Kinghall lwip performance
From DDCIDeos
Jump to navigationJump to search
Project to improve the performance of LwIP for Kinghall
Description
Lwip is too slow, customer seeing 3MB/s on ftp get from target. Linux on same configuration is getting ~ 125MB/s, customer wants same on Deos.
Current results are 38.5Mbps (approx 13x faster than orig), still ~3x slower than theoretical max.
This is being worked partly as a BOT. See Richard/Kelly for time reporting.
There is an extensive chat history: https://teams.microsoft.com/l/message/19:fccc132d3593491598a081eaae7a506e@thread.v2/1735937346991?context=%7B%22contextType%22%3A%22chat%22%7D
Tasks
| Task Description | Priority | Assignee | Status | Effort (Hours) | Comments |
|---|---|---|---|---|---|
| Unelease updated ANSI | 1 | AL | Done-ish | 24 | Many TODOs. No optimization for arch != ARM |
| Unelease lwip (see issues below) | 1 | MV | Done-ish | ||
| Unelease gem driver (see issues below) | 3 | MV | Pending | must compile from head | |
| Unelease kernel | 3 | RLR | Done-ish | unreleased "from the desk of Ryan" | |
| Unelease ftp | 3 | CP | Done-ish | ||
| Generate customer letter | 1 | TBD | Pending |
Issues Identified
- ANSI: memcpy() and memset() very slow for misaligned or uncached memory.
- Debug variants of lwip, and gem drivers compiled with -O0
- gem descriptor resource cache mode to writeThru
- gem turn off tx interrupts
- kernel debug variant very slow (presumably due to DataMemberTemplate)
- kernel event signaling
- lwip
- lwipopts window size to 44 times MSS
- TCP send buffer is 32 times MMS may want to at least 44 to match window size.
- FTP send buffer output cache
- On ARM reads of device memory slower than uncached normal memory (using writeThru as surrogate since current customer's ARM processors don't implement writeThru and fall back to uncached normal memory semantics.
- PCR:16193 Kernel was being conservative computing slack causing idle time at the end of a period.
Possible things to investigate
- Checksum offload.
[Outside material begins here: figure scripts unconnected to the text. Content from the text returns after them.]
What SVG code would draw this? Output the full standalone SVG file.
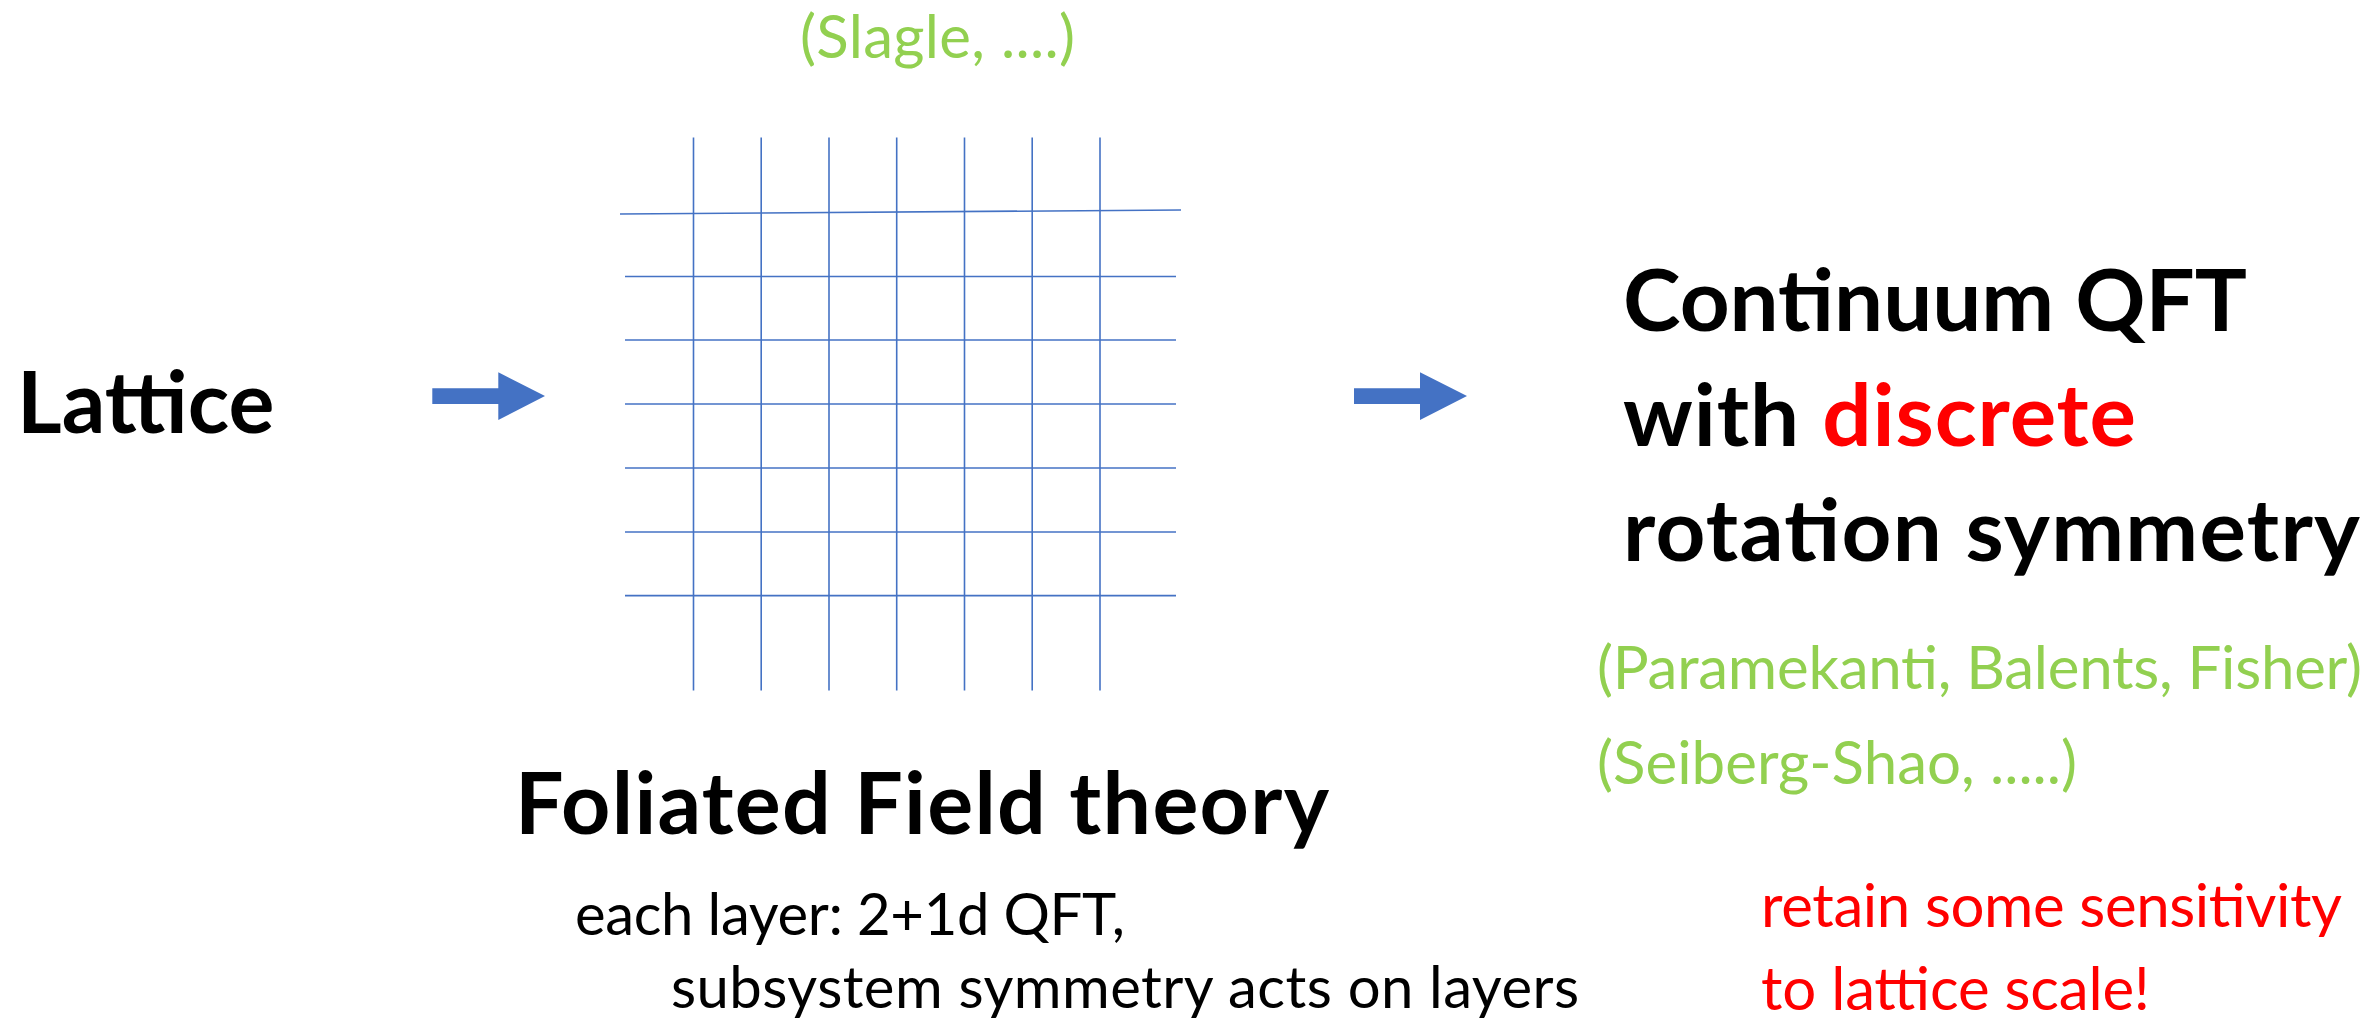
<svg xmlns="http://www.w3.org/2000/svg" width="2374" height="1019" viewBox="0 0 2374 1019">
<style>
text{font-family:Lato,"Open Sans","Liberation Sans",sans-serif}
.b{font-weight:bold;fill:#000}
.g{fill:#92D050;font-size:60px}
.r{fill:#FF0000}
.sub{fill:#000;font-size:58px}
.grid line{stroke:#4472C4;stroke-width:1.6}
.arrow{fill:#4472C4}
</style>
<rect width="2374" height="1019" fill="#fff"/>
<g id="lattice">
<text class="b" x="17" y="433" font-size="86">Lattice</text>
</g>
<g id="foliated">
<text class="g" x="800" y="58" textLength="275">(Slagle, ....)</text>
<g class="grid">
<line x1="693.5" y1="137.4" x2="693.5" y2="690.6"/>
<line x1="761.2" y1="137.4" x2="761.2" y2="690.6"/>
<line x1="829" y1="137.4" x2="829" y2="690.6"/>
<line x1="896.7" y1="137.4" x2="896.7" y2="690.6"/>
<line x1="964.5" y1="137.4" x2="964.5" y2="690.6"/>
<line x1="1032.2" y1="137.4" x2="1032.2" y2="690.6"/>
<line x1="1100" y1="137.4" x2="1100" y2="690.6"/>
<line x1="620" y1="214" x2="1181" y2="210"/>
<line x1="625" y1="276.5" x2="1176" y2="276.5"/>
<line x1="625" y1="340" x2="1176" y2="340"/>
<line x1="625" y1="404" x2="1176" y2="404"/>
<line x1="625" y1="468" x2="1176" y2="468"/>
<line x1="625" y1="532" x2="1176" y2="532"/>
<line x1="625" y1="595.6" x2="1176" y2="595.6"/>
</g>
<text class="b" x="515" y="834" font-size="86" textLength="814">Foliated Field theory</text>
<text class="sub" x="575" y="935" textLength="550">each layer: 2+1d QFT,</text>
<text class="sub" x="671" y="1008" textLength="908">subsystem symmetry acts on layers</text>
</g>
<g id="continuum">
<text class="b" x="1623" y="331" font-size="87">Continuum QFT</text>
<text class="b" x="1623" y="446" font-size="87" textLength="513">with <tspan class="r">discrete</tspan></text>
<text class="b" x="1623" y="561" font-size="87" textLength="737">rotation symmetry</text>
<text class="g" x="1597" y="689" textLength="765">(Paramekanti, Balents, Fisher)</text>
<text class="g" x="1597" y="784" textLength="480">(Seiberg-Shao, .....)</text>
<text class="r" x="1761" y="927" font-size="60" textLength="581">retain some sensitivity</text>
<text class="r" x="1761" y="1010" font-size="60" textLength="389">to lattice scale!</text>
</g>
<g id="connectors">
<polygon class="arrow" points="432.3,388.3 498.3,388.3 498.3,372.3 545,396 498.3,420 498.3,404 432.3,404"/>
<polygon class="arrow" points="1354,388.3 1420,388.3 1420,372.3 1467,396 1420,420 1420,404 1354,404"/>
</g>
</svg>
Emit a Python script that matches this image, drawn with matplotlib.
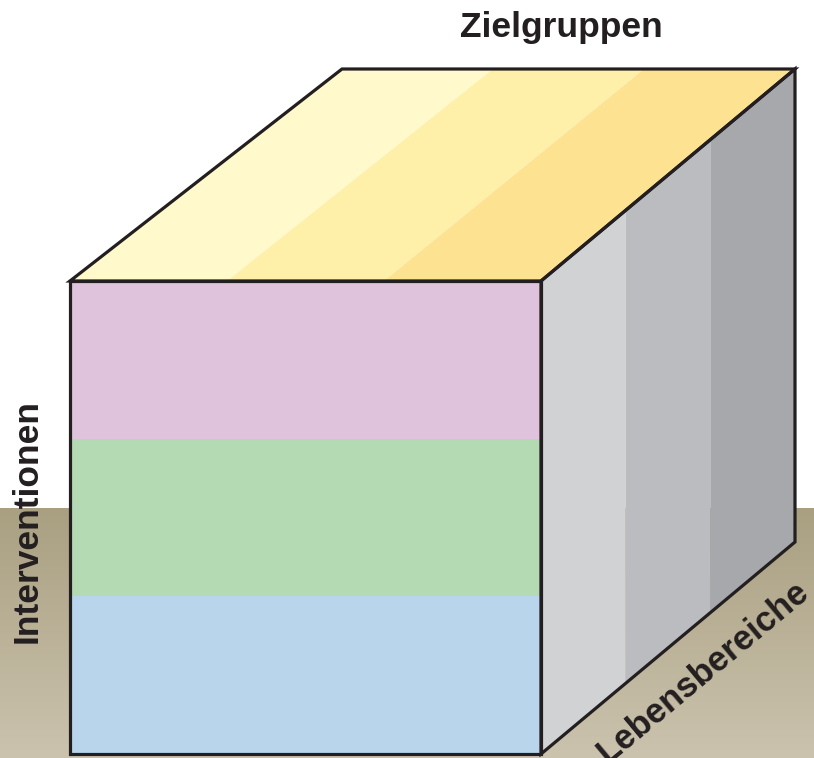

Determine how much time spent there now.
- Minimize semaphore overhead:
- Alloc multiple pbufs per semaphore lock?
- Use fast path via atomics?
- Modify alloc algorithm to be lockless?
- Get gprof working
- Continue to add logSystemEvent() calls.
- Receive path?
- Try to modify gem driver to use cached descriptor memory.
- Turn off lwip software receive checksum verification: CHECKSUM_CHECK_TCP
To reproduce current best case results
Configuration
- put libansi.so from this chat.
- Put release variants of lwip, kernel, and gem driver.
- Change cacheMode:
- lwip.pia.xml: NetworkBuffers stays off (this is not a change, but it is curious that off works better than writeThru)
- xilinx-gem.pia.xml: GigabitEthDescriptorMemory0 (and 1, 2, and 3) to writeThru
- Change Scheduling Priority of ISR thread to zero.
To Run The Experiment
- On tfhost associated with target:
- ftp to target and:
- get /dev/zero /dev/null
- Start wireshark
- set filter of ip.addr to target's IP.
- Statistics/ I don't recall the steps here.
- ftp to target and:
The wireshark graph should show ~230Mbps